What to work on:
Take the data below and copy exactly the lines starting at the one with "Clone this chart in Chart.js." and finishing at the one with "1.02, 1.01, 1.0];", both included.

Stored rows:
────────────────────

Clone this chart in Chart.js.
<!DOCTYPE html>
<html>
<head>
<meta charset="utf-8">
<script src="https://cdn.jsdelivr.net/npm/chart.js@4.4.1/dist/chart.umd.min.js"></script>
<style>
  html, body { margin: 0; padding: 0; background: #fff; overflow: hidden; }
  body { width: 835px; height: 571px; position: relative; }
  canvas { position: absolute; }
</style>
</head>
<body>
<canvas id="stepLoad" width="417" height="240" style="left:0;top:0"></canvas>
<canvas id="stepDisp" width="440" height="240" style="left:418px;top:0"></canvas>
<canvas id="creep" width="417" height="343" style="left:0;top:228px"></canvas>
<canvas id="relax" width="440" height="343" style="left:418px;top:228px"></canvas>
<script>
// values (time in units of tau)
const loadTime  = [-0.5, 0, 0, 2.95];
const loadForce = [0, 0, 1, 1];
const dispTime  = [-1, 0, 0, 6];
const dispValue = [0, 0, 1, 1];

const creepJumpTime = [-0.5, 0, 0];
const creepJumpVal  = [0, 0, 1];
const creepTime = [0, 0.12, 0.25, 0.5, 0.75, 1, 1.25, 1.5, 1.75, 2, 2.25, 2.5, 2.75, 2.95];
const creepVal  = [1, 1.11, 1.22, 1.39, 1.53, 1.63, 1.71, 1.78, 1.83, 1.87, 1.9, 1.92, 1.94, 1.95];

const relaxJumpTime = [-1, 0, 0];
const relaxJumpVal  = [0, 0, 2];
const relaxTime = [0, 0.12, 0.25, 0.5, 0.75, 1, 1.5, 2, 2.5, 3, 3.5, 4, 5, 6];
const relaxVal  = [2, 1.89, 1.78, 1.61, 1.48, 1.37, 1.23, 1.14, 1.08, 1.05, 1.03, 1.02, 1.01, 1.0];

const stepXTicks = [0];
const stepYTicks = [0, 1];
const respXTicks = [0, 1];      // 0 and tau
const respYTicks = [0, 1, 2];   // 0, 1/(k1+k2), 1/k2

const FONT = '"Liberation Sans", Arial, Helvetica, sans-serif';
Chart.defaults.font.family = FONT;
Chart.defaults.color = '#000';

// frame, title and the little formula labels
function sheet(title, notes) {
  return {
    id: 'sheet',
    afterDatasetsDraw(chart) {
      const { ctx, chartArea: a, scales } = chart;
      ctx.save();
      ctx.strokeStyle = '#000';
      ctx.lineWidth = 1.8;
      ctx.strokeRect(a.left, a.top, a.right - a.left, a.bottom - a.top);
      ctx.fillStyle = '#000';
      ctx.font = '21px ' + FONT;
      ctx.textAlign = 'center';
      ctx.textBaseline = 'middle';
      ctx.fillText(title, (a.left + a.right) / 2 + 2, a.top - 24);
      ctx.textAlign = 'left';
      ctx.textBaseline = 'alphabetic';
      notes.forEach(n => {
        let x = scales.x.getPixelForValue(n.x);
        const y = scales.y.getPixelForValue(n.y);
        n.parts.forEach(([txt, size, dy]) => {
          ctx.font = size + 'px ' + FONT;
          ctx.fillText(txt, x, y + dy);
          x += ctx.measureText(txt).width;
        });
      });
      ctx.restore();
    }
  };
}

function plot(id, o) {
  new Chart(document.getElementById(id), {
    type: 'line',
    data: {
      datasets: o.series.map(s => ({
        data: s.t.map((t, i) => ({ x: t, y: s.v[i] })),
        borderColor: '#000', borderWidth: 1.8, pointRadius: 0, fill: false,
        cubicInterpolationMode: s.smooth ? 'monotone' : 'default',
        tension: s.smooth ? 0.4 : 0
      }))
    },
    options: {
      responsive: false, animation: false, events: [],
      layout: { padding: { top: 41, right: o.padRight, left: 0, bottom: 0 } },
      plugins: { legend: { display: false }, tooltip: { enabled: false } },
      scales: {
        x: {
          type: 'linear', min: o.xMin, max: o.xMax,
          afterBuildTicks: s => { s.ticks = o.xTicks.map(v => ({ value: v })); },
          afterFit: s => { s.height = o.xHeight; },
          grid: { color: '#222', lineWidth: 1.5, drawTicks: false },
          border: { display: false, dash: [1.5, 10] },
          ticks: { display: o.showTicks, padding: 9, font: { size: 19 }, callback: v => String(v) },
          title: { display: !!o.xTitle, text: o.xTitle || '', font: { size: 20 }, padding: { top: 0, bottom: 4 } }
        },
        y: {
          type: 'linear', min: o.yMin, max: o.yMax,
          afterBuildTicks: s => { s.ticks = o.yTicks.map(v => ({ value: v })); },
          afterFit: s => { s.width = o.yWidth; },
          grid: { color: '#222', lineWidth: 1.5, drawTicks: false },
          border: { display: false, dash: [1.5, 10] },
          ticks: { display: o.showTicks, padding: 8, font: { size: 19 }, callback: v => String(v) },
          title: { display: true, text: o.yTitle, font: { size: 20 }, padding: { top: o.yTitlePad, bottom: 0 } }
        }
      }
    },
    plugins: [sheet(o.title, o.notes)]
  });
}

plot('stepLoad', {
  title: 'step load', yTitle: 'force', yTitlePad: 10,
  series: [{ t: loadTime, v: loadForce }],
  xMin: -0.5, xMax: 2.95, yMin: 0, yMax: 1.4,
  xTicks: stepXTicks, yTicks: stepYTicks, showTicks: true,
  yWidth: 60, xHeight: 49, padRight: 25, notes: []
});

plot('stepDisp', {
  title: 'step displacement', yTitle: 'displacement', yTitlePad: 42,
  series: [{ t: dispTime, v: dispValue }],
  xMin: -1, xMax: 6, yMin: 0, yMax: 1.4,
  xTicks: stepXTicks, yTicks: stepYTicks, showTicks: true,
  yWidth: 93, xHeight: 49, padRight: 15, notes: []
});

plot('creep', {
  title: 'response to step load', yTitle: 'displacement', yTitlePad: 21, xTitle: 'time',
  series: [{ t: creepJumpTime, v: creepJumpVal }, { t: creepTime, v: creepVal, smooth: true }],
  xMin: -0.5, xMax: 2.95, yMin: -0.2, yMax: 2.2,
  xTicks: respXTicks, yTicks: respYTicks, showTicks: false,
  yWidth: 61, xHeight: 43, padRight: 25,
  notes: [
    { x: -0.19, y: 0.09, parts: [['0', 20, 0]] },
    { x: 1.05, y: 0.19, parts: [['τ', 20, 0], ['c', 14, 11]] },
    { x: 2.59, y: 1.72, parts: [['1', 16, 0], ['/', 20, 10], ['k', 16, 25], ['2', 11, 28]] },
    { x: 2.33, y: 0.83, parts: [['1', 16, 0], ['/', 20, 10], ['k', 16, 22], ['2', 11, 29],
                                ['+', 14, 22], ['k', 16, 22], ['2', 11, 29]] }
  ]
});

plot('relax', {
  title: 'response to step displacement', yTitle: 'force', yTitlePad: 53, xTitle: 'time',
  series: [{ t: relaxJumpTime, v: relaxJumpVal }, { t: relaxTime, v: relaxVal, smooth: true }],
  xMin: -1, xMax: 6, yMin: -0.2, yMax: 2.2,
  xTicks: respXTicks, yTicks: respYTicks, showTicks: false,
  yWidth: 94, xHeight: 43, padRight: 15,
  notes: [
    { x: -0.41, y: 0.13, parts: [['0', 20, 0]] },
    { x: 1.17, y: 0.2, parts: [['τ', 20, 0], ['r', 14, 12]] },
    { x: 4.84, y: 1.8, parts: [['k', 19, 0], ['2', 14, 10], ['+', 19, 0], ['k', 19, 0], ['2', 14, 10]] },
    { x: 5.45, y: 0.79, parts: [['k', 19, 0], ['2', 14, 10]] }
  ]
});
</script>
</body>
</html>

────────────────────

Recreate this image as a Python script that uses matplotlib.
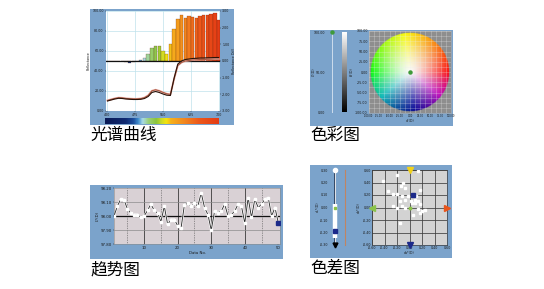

────────────────────

Solved problem:
Clone this chart in Chart.js.
<!DOCTYPE html>
<html>
<head>
<meta charset="utf-8">
<script src="https://cdn.jsdelivr.net/npm/chart.js@4.4.1/dist/chart.umd.min.js"></script>
<style>
  html, body { margin: 0; padding: 0; background: #fff; overflow: hidden; }
  body { width: 835px; height: 571px; position: relative; }
  canvas { position: absolute; }
</style>
</head>
<body>
<canvas id="stepLoad" width="417" height="240" style="left:0;top:0"></canvas>
<canvas id="stepDisp" width="440" height="240" style="left:418px;top:0"></canvas>
<canvas id="creep" width="417" height="343" style="left:0;top:228px"></canvas>
<canvas id="relax" width="440" height="343" style="left:418px;top:228px"></canvas>
<script>
// values (time in units of tau)
const loadTime  = [-0.5, 0, 0, 2.95];
const loadForce = [0, 0, 1, 1];
const dispTime  = [-1, 0, 0, 6];
const dispValue = [0, 0, 1, 1];

const creepJumpTime = [-0.5, 0, 0];
const creepJumpVal  = [0, 0, 1];
const creepTime = [0, 0.12, 0.25, 0.5, 0.75, 1, 1.25, 1.5, 1.75, 2, 2.25, 2.5, 2.75, 2.95];
const creepVal  = [1, 1.11, 1.22, 1.39, 1.53, 1.63, 1.71, 1.78, 1.83, 1.87, 1.9, 1.92, 1.94, 1.95];

const relaxJumpTime = [-1, 0, 0];
const relaxJumpVal  = [0, 0, 2];
const relaxTime = [0, 0.12, 0.25, 0.5, 0.75, 1, 1.5, 2, 2.5, 3, 3.5, 4, 5, 6];
const relaxVal  = [2, 1.89, 1.78, 1.61, 1.48, 1.37, 1.23, 1.14, 1.08, 1.05, 1.03, 1.02, 1.01, 1.0];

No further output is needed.